Research methodology

The Week-Hansa Research Best University Survey 2016 ranks the multi-disciplinary and technical universities in India. The eligibility criteria for the universities (government, private and deemed) are: they should be recognised by the University Grants Commission and offer full-time postgraduate courses in at least two disciplines, and graduated at least three batches of students for postgraduate programme.

A primary survey was conducted with 217 academic experts, spread across 20 cities. The sample was selected ensuring proper representation of all cities. A closed-ended questionnaire was given to all the stakeholders, asking them to nominate and rank top 20 universities. Out of the total 217 interviews, nine qualitative interviews were done by the research team. These interviews went beyond nominations and rankings to get an in-depth understanding of the reasons for the rankings.

Factual information collection was conducted from March to April 2016. Two universities were rejected as they did not meet the eligibility criteria. Some universities were not ranked as they did not wish to get ranked. Data for the remaining universities was used for rankings and validations.


Ranking was based on a composite score derived by combining the perceptual score for the university (based on the nominations made by experts) and factual score (based on the data submitted by the universities). Some top universities could not respond to the survey with factual information. For these universities, composite score was derived by combining the perceptual score for the university with an interpolated appropriate factual score based on their position in the list.
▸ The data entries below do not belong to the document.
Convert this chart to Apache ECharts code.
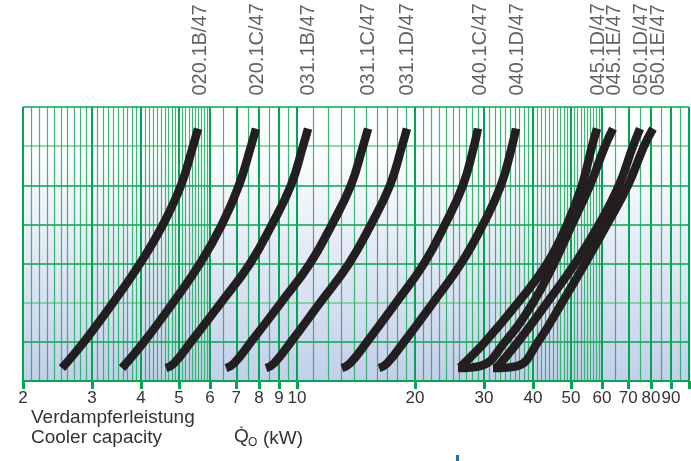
<!DOCTYPE html>
<html>
<head>
<meta charset="utf-8">
<script src="https://cdn.jsdelivr.net/npm/echarts@6/dist/echarts.min.js"></script>
<style>
html,body{margin:0;padding:0;background:#fff;}
#chart{width:691px;height:461px;}
</style>
</head>
<body>
<div id="chart"></div>
<script>
// ---- data (x = cooler capacity kW, y = chart units 0..7) ----
const curveNames = ['020.1B/47','020.1C/47','031.1B/47','031.1C/47','031.1D/47','040.1C/47','040.1D/47','045.1D/47','045.1E/47','050.1D/47','050.1E/47'];
// x position (kW) of each rotated model label above the chart
const labelX = [5.657, 7.95, 10.67, 15.18, 19.08, 29.30, 36.41, 58.60, 64.74, 75.44, 83.35];
const labelY = 6.45;

const c020_1B = [[2.515,0.33],[2.861,1],[3.394,2],[3.977,3],[4.552,4],[5.060,5],[5.429,6],[5.590,6.45]];
const c020_1C = [[3.578,0.33],[4.071,1],[4.827,2],[5.657,3],[6.437,4],[7.112,5],[7.633,6],[7.860,6.45]];
const c031_1B = [[4.632,0.33],[4.855,0.45],[5.365,1],[6.399,2],[7.588,3],[8.634,4],[9.654,5],[10.36,6],[10.67,6.45]];
const c031_1C = [[6.590,0.33],[6.907,0.45],[7.633,1],[9.103,2],[10.79,3],[12.28,4],[13.73,5],[14.74,6],[15.18,6.45]];
const c031_1D = [[8.335,0.33],[8.736,0.45],[9.654,1],[11.45,2],[13.57,3],[15.45,4],[17.27,5],[18.53,6],[19.08,6.45]];
const c040_1C = [[13.02,0.33],[13.65,0.45],[15.09,1],[17.89,2],[21.09,3],[23.86,4],[26.51,5],[28.28,6],[28.95,6.45]];
const c040_1D = [[16.19,0.33],[16.97,0.45],[18.75,1],[22.23,2],[26.21,3],[29.83,4],[33.14,5],[35.36,6],[36.20,6.45]];
const c045_1D = [[26.05,0.35],[30.18,1],[36.63,2],[43.43,3],[48.84,4],[53.33,5],[56.57,6],[58.25,6.45]];
const c045_1E = [[25.75,0.33],[29.30,0.38],[33.93,1],[39.99,2],[45.25,3],[50.30,4],[55.90,5],[61.05,6],[63.99,6.45]];
const c050_1D = [[32.38,0.35],[36.63,1],[43.43,2],[51.19,3],[58.93,4],[66.28,5],[71.96,6],[74.99,6.45]];
const c050_1E = [[31.62,0.33],[36.41,0.38],[41.19,1],[47.42,2],[54.29,3],[61.77,4],[69.89,5],[76.77,6],[80.95,6.45]];

const tickLabels = [2,3,4,5,6,7,8,9,10,20,30,40,50,60,70,80,90];
const majorTicks = [2,3,4,5,6,7,8,9,10,20,30,40,50,60,70,80,90,100];

// minor vertical grid lines of the log paper
const minorGrid = [];
for (let i = 21; i < 60; i++) { if (i % 10) minorGrid.push(i / 10); }
[6.5,7.5,8.5,9.5].forEach(v => minorGrid.push(v));
for (let i = 11; i < 20; i++) minorGrid.push(i);
for (let i = 21; i < 60; i++) { if (i % 10) minorGrid.push(i); }
[65,75,85,95].forEach(v => minorGrid.push(v));

const curves = [c020_1B,c020_1C,c031_1B,c031_1C,c031_1D,c040_1C,c040_1D,c045_1D,c045_1E,c050_1D,c050_1E];

const GREEN = '#00a651';
const FONT = 'Liberation Sans, Arial, sans-serif';

const chart = echarts.init(document.getElementById('chart'), null, {renderer:'canvas'});

const gridLineData = [];
minorGrid.forEach(v => gridLineData.push({xAxis: v, lineStyle: {color: '#19ad5a', width: 1.2, type: 'solid', opacity: 0.85}}));
majorTicks.forEach(v => gridLineData.push({xAxis: v, lineStyle: {color: GREEN, width: 2, type: 'solid'}}));

const series = [{
  type: 'line', data: [], silent: true, z: 1,
  markLine: {
    z: 1, silent: true, symbol: ['none','none'], animation: false,
    label: {show: false},
    data: gridLineData
  }
}];

curves.forEach((c, i) => {
  series.push({
    type: 'line', name: curveNames[i], data: c,
    showSymbol: false, symbol: 'none', smooth: 0.45, z: 10,
    lineStyle: {width: 8.5, color: '#231f20', cap: 'butt', join: 'round'},
    animation: false
  });
});

series.push({
  type: 'scatter', z: 11, symbolSize: 0, silent: true,
  data: curveNames.map((n, i) => ({name: n, value: [labelX[i], labelY]})),
  label: {
    show: true, formatter: '{b}', position: 'top', distance: 33,
    rotate: 90, align: 'left', verticalAlign: 'middle',
    fontSize: 20, color: '#3a3a3a', fontFamily: FONT
  }
});

chart.setOption({
  animation: false,
  grid: {
    left: 23, right: 2, top: 107, bottom: 80, show: true, borderWidth: 0,
    backgroundColor: new echarts.graphic.LinearGradient(0, 0, 0, 1, [
      {offset: 0, color: '#ffffff'}, {offset: 0.14, color: '#ffffff'}, {offset: 1, color: '#c2cfea'}
    ])
  },
  xAxis: {
    type: 'log', logBase: 10, min: 2, max: 100,
    axisLine: {show: true, lineStyle: {color: GREEN, width: 2}},
    axisTick: {show: true, customValues: majorTicks, length: 8, lineStyle: {color: GREEN, width: 3}},
    axisLabel: {show: true, customValues: tickLabels, color: '#333', fontSize: 17, margin: 9, fontFamily: FONT},
    splitLine: {show: false}, minorTick: {show: false}, minorSplitLine: {show: false}
  },
  yAxis: {
    type: 'value', min: 0, max: 7, interval: 1,
    axisLine: {show: false}, axisTick: {show: false}, axisLabel: {show: false},
    splitLine: {show: true, lineStyle: {color: [GREEN, GREEN, '#6cc993', GREEN, GREEN, GREEN, '#6cc993', GREEN], width: 1.5}}
  },
  graphic: [
    {type: 'text', left: 31, top: 408, style: {text: 'Verdampferleistung\nCooler capacity', fontSize: 19, lineHeight: 20, fill: '#333', fontFamily: FONT}},
    {type: 'text', left: 234, top: 427, style: {text: 'Q\u0307', fontSize: 19, fill: '#333', fontFamily: FONT}},
    {type: 'text', left: 248, top: 437, style: {text: 'O', fontSize: 12, fill: '#333', fontFamily: FONT}},
    {type: 'text', left: 263, top: 429, style: {text: '(kW)', fontSize: 19, fill: '#333', fontFamily: FONT}},
    {type: 'rect', shape: {x: 456, y: 455, width: 3, height: 6}, style: {fill: '#1f6fb5'}}
  ],
  series: series
});
</script>
</body>
</html>
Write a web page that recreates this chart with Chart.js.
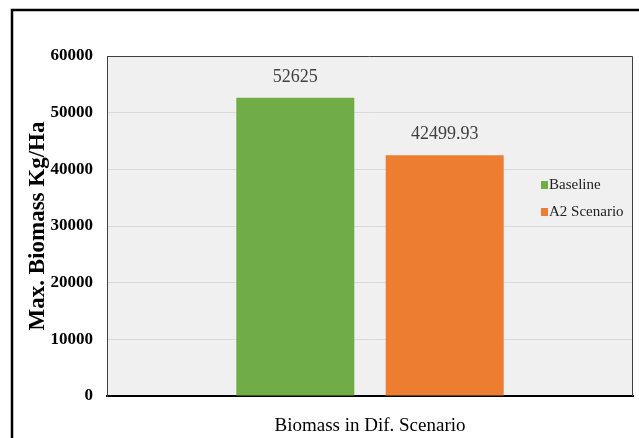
<!DOCTYPE html>
<html lang="en">
<head>
<meta charset="UTF-8">
<title>Biomass in Dif. Scenario</title>
<script src="https://cdn.jsdelivr.net/npm/chart.js"></script>
<style>
    body { margin: 0; background: #fff; }
    .grafico { width: 639px; height: 438px; }
</style>
</head>
<body>
<div class="grafico">
    <canvas id="canva1"></canvas>
</div>
<script>
    // data
    var categorias = ["Biomass in Dif. Scenario"];
    var series = ["Baseline", "A2 Scenario"];
    var baseline = [52625];
    var cenarioA2 = [42499.93];
    var ticksY = [0, 10000, 20000, 30000, 40000, 50000, 60000];

    var serif = "'Liberation Serif', 'Times New Roman', serif";

    // white page, outer frame and grey plot area
    var fundo = {
        id: "fundo",
        beforeDraw: function (chart) {
            var ctx = chart.ctx;
            var a = chart.chartArea;
            ctx.save();
            ctx.fillStyle = "#fff";
            ctx.fillRect(0, 0, chart.width, chart.height);
            ctx.strokeStyle = "#000";
            ctx.lineWidth = 2.5;
            ctx.strokeRect(12, 10, 640, 440);
            ctx.fillStyle = "#f0f0f0";
            ctx.fillRect(a.left, a.top, a.right - a.left, a.bottom - a.top);
            ctx.restore();
        },
        afterDraw: function (chart) {
            var ctx = chart.ctx;
            var a = chart.chartArea;
            ctx.save();
            // top and right edges of plot
            ctx.strokeStyle = "#404040";
            ctx.lineWidth = 1;
            ctx.beginPath();
            ctx.moveTo(a.left, a.top + 0.5);
            ctx.lineTo(a.right - 0.5, a.top + 0.5);
            ctx.lineTo(a.right - 0.5, a.bottom);
            ctx.stroke();

            // value labels over the bars
            ctx.font = "18px " + serif;
            ctx.fillStyle = "#404040";
            ctx.textAlign = "center";
            ctx.textBaseline = "bottom";
            chart.data.datasets.forEach(function (ds, i) {
                chart.getDatasetMeta(i).data.forEach(function (bar, j) {
                    ctx.fillText(String(ds.data[j]), bar.x, bar.y - 12);
                });
            });

            // legend inside the plot, right side
            ctx.font = "15px " + serif;
            ctx.textAlign = "left";
            ctx.textBaseline = "middle";
            chart.data.datasets.forEach(function (ds, i) {
                var y = 185 + i * 27;
                ctx.fillStyle = ds.backgroundColor;
                ctx.fillRect(541, y - 4, 7, 8);
                ctx.fillStyle = "#222";
                ctx.fillText(ds.label, 549, y);
            });
            ctx.restore();
        }
    };

    new Chart(document.getElementById("canva1"), {
        type: "bar",
        data: {
            labels: categorias,
            datasets: [
                {
                    label: series[0],
                    data: baseline,
                    backgroundColor: "#70ad47",
                    borderWidth: 0,
                },
                {
                    label: series[1],
                    data: cenarioA2,
                    backgroundColor: "#ed7d31",
                    borderWidth: 0,
                },
            ],
        },
        options: {
            responsive: true,
            maintainAspectRatio: false,
            animation: false,
            devicePixelRatio: 1,
            categoryPercentage: 0.568,
            barPercentage: 0.79,
            layout: {
                padding: { left: 12, top: 56, right: 6, bottom: 0 },
            },
            plugins: {
                legend: { display: false },
                tooltip: { enabled: false },
            },
            scales: {
                x: {
                    grid: { display: false },
                    border: { color: "#000", width: 2 },
                    ticks: {
                        color: "#000",
                        padding: 11,
                        font: { family: serif, size: 19 },
                    },
                    afterFit: function (s) { s.height = 42; },
                },
                y: {
                    min: 0,
                    max: 60000,
                    afterBuildTicks: function (s) {
                        s.ticks = ticksY.map(function (v) { return { value: v }; });
                    },
                    grid: {
                        color: function (c) {
                            return c.tick.value === 0 || c.tick.value === 60000 ? "rgba(0,0,0,0)" : "#d9d9d9";
                        },
                        drawTicks: false,
                    },
                    border: { color: "#404040", width: 1 },
                    ticks: {
                        color: "#000",
                        padding: 14,
                        font: { family: serif, size: 17, weight: "bold" },
                        callback: function (v) { return String(v); },
                    },
                    title: {
                        display: true,
                        text: "Max. Biomass Kg/Ha",
                        color: "#000",
                        padding: { top: 12, bottom: 0 },
                        font: { family: serif, size: 23, weight: "bold" },
                    },
                    afterFit: function (s) { s.width = 95; },
                },
            },
        },
        plugins: [fundo],
    });
</script>
</body>
</html>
Final score for a university = perceptual score in all India (400) + factual score for the university (600).

Perceptual score for a university in all India was calculated by the number of nominations received and the actual ranks given to the university. Factual score was calculated using the information collected from universities and other sources on the following dimensions—age & accreditation; infrastructure & other facilities; intellectual resource; research; student quality; alumni & industry exposure; and placements (only for technical universities).